By 10:00 we had seen all of his pictures and videos. I headed up to my room, and after changing into my pjs, I settled down on my bed with my phone to call my boyfriend of almost two years, Hunter.
“Hey,” Hunter said.
“Hey Hunter.”
“Why didn’t you answer my calls earlier?” He asked me curiously. I could tell by his voice he was exhausted.
“Remember, Carter came home from Uganda today?”
“Oh yeah! How is he?” He seemed to perk up a bit.
“Great, but really tired. He just showed mom, dad, and I all of his pictures and videos. It took almost two hours!”
“Good grief, how many pictures did he have?”
“Probably 1,000. Enough about me. How are you?”
“All right, it’s just been a long, hard week.”
“I’m sorry. What happened? Have your parents been fighting again?”
“Of course, but now my dad is saying he wants to leave.”
“I’m so sorry, Hunter. I hope things work out.”
“That’s why I’m...” I paused and put my hand over the speaker, as Carter was peeked his head in the door,
“Can we talk?” Carter asked.
“Sure, just a second,” I said to Carter, and then to Hunter, “Hey, Hunter, can I call you later?”
“Sure, bye.”
“Love you!” he said.
“Love you too.” We both hung up and Carter walked in.
“So what did you want to talk about?” I asked as he sat down on the foot of my bed.
“Nothing in particular. Just thought we could catch up.”
“Okay. Well, where to start?”
“How about school?” We started talking, first school, then friends, then things going on at home, and occasionally he would throw in some much-needed advice. Then he brought up something I could just tell would be awkward. Church. We go to church. I’m a Christian, but ever since Carter left for Africa I just hadn’t been as serious about reading my Bible, or praying, or surrounding myself with godly influences. He was the one who always encouraged me to do those things.
“How is church?”
“Fine, I guess.”
“Just fine? You used to love it.”
“I know, I guess things are different now.”
“How different? Are you still dating that guy? Oh, what was his name?”

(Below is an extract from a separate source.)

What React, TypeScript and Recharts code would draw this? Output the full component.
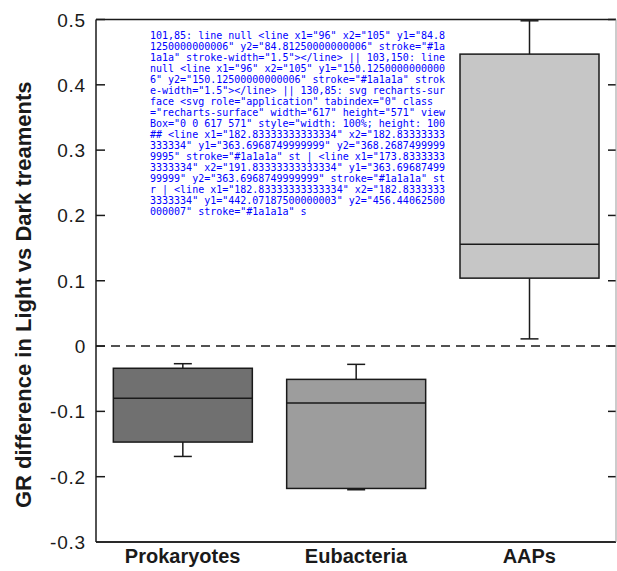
import React, { useEffect, useState } from 'react';
import { ComposedChart, Bar, XAxis, YAxis, ReferenceLine } from 'recharts';

const categories = ['Prokaryotes', 'Eubacteria', 'AAPs'];
const whiskerLow = [-0.169, -0.22, 0.011];
const q1 = [-0.147, -0.218, 0.104];
const median = [-0.08, -0.087, 0.156];
const q3 = [-0.034, -0.051, 0.447];
const whiskerHigh = [-0.027, -0.028, 0.498];
const fills = ['#707070', '#9d9d9d', '#c6c6c6'];
const yTicks = [-0.3, -0.2, -0.1, 0, 0.1, 0.2, 0.3, 0.4, 0.5];
const yDomain = [-0.3, 0.5];
const yLabel = 'GR difference in Light vs Dark treaments';

const data = categories.map((name, i) => ({
  name,
  box: [q1[i], q3[i]],
  lo: whiskerLow[i],
  q1: q1[i],
  med: median[i],
  q3: q3[i],
  hi: whiskerHigh[i],
  fill: fills[i],
}));

const BoxShape = (props: any) => {
  const { x, y, width, height, payload } = props;
  const top = Math.min(y, y + height);
  const h = Math.abs(height);
  const ppu = h / (payload.q3 - payload.q1);
  const py = (v: number) => top + (payload.q3 - v) * ppu;
  const cx = x + width / 2;
  const cap = 9;
  const stroke = '#1a1a1a';
  return (
    <g>
      <line x1={cx} x2={cx} y1={py(payload.hi)} y2={py(payload.q3)} stroke={stroke} strokeWidth={1.5} />
      <line x1={cx - cap} x2={cx + cap} y1={py(payload.hi)} y2={py(payload.hi)} stroke={stroke} strokeWidth={1.5} />
      <line x1={cx} x2={cx} y1={py(payload.q1)} y2={py(payload.lo)} stroke={stroke} strokeWidth={1.5} />
      <line x1={cx - cap} x2={cx + cap} y1={py(payload.lo)} y2={py(payload.lo)} stroke={stroke} strokeWidth={1.5} />
      <rect x={x} y={top} width={width} height={h} fill={payload.fill} stroke={stroke} strokeWidth={1.5} />
      <line x1={x} x2={x + width} y1={py(payload.med)} y2={py(payload.med)} stroke={stroke} strokeWidth={1.5} />
    </g>
  );
};

const fmt = (v: number) => String(Math.round(v * 10) / 10);

const LeftTick = (props: any) => {
  const { x, y, payload } = props;
  return (
    <text x={x} y={y} dy={7} textAnchor="end" fontFamily="Liberation Sans, Arial, sans-serif" fontSize={19} letterSpacing={0.8} fill="#1a1a1a">
      {fmt(payload.value)}
    </text>
  );
};

const TickMarks = (props: any) => {
  const x1 = Math.min(props.x1, props.x2);
  const x2 = Math.max(props.x1, props.x2);
  const y = props.y1;
  return (
    <g>
      <line x1={x1} x2={x1 + 9} y1={y} y2={y} stroke="#1a1a1a" strokeWidth={1.5} />
      <line x1={x2 - 8} x2={x2} y1={y} y2={y} stroke="#1a1a1a" strokeWidth={1.5} />
    </g>
  );
};

const YLabel = (props: any) => {
  const vb = props.viewBox || { x: 0, y: 19.5, width: 96, height: 522 };
  const cx = vb.x + 31;
  const cy = vb.y + vb.height / 2 + 14;
  return (
    <text
      x={cx}
      y={cy}
      transform={`rotate(-90, ${cx}, ${cy})`}
      textAnchor="middle"
      fontFamily="Liberation Sans, Arial, sans-serif"
      fontWeight="bold"
      fontSize={22}
      fill="#1a1a1a"
    >
      {yLabel}
    </text>
  );
};

export default function App() {
  const [dbg, setDbg] = useState('');
  useEffect(() => {
    const t = setTimeout(() => {
      const pts = [[101, 85], [103, 150], [130, 85]];
      const out = pts.map(([px, py]) => {
        const el = document.elementFromPoint(px, py) as any;
        if (!el) return `${px},${py}: none`;
        return `${px},${py}: ${el.tagName} ${String(el.getAttribute && el.getAttribute('class'))} ${el.outerHTML.slice(0, 140)}`;
      });
      const lines = Array.from(document.querySelectorAll('line')).slice(0, 3).map((l: any) => l.outerHTML.slice(0, 120));
      setDbg(out.join(' || ') + ' ## ' + lines.join(' | '));
    }, 300);
    return () => clearTimeout(t);
  }, []);
  return (
    <div style={{ position: 'absolute', left: 0, top: 0, background: '#fff' }}>
      <ComposedChart
        width={617}
        height={571}
        data={data}
        margin={{ top: 19.5, right: 0, bottom: 0, left: 0 }}
        barCategoryGap="10%"
      >
        <XAxis
          dataKey="name"
          height={29}
          tickLine={false}
          tickSize={0}
          tickMargin={7}
          axisLine={{ stroke: '#2a2a2a', strokeWidth: 2 }}
          tick={{ fill: '#1a1a1a', fontSize: 20, fontWeight: 'bold', fontFamily: 'Liberation Sans, Arial, sans-serif' }}
        />
        <YAxis
          yAxisId="left"
          domain={yDomain}
          ticks={yTicks}
          width={96}
          tickSize={0}
          tickMargin={10}
          tickLine={false}
          axisLine={{ stroke: '#1a1a1a', strokeWidth: 1.5 }}
          tick={<LeftTick />}
          interval={0}
          label={<YLabel />}
        />
        <YAxis
          yAxisId="right"
          orientation="right"
          domain={yDomain}
          ticks={yTicks}
          width={1}
          tick={false}
          tickLine={false}
          axisLine={{ stroke: '#999', strokeWidth: 1 }}
        />
        {yTicks.map((v) => (
          <ReferenceLine key={`t${v}`} yAxisId="left" y={v} shape={<TickMarks />} />
        ))}
        <ReferenceLine yAxisId="left" y={0.5} stroke="#1a1a1a" strokeWidth={1.5} />
        <ReferenceLine yAxisId="left" y={0} stroke="#1a1a1a" strokeWidth={1.5} strokeDasharray="9 6" />
        <Bar yAxisId="left" dataKey="box" shape={<BoxShape />} isAnimationActive={false} />
      </ComposedChart>
      <div style={{ position: 'absolute', left: 150, top: 30, width: 300, fontSize: 10, fontFamily: 'DejaVu Sans Mono', color: 'blue', wordBreak: 'break-all', background: 'rgba(255,255,255,0.9)' }}>
        {dbg}
      </div>
    </div>
  );
}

“Hunter, and yes. I don’t know it’s just been different with you gone, I guess I haven’t been as focused.”
“Is he helping with that?”
“Hunter? Helping with what?”
“Is he helping you stay focused, or is he distracting you from growing?”
“You do know it’s 12:30.” I said and crawled under my hot pink bed spread and sheets, wondering if they matched the heat I felt in my face. To distract him, and hoping to change the subject, I threw one of my many frilly throw pillows across the room at him.
“Yes. And don’t change the subject.” He said throwing the pillow back at me and he walked out, “We will talk later, ok?”
“Ok.” I said as he walked out of my room, and peeking his head back in, he said, “I’ve missed you, Chrissy.”
“Missed you more, I’m so glad you’re home.” He walked back in, kissed me on the forehead and walked out saying, “I am too, love you!”
“Love you, too.” I replied and fell asleep quickly after a long, but very good day.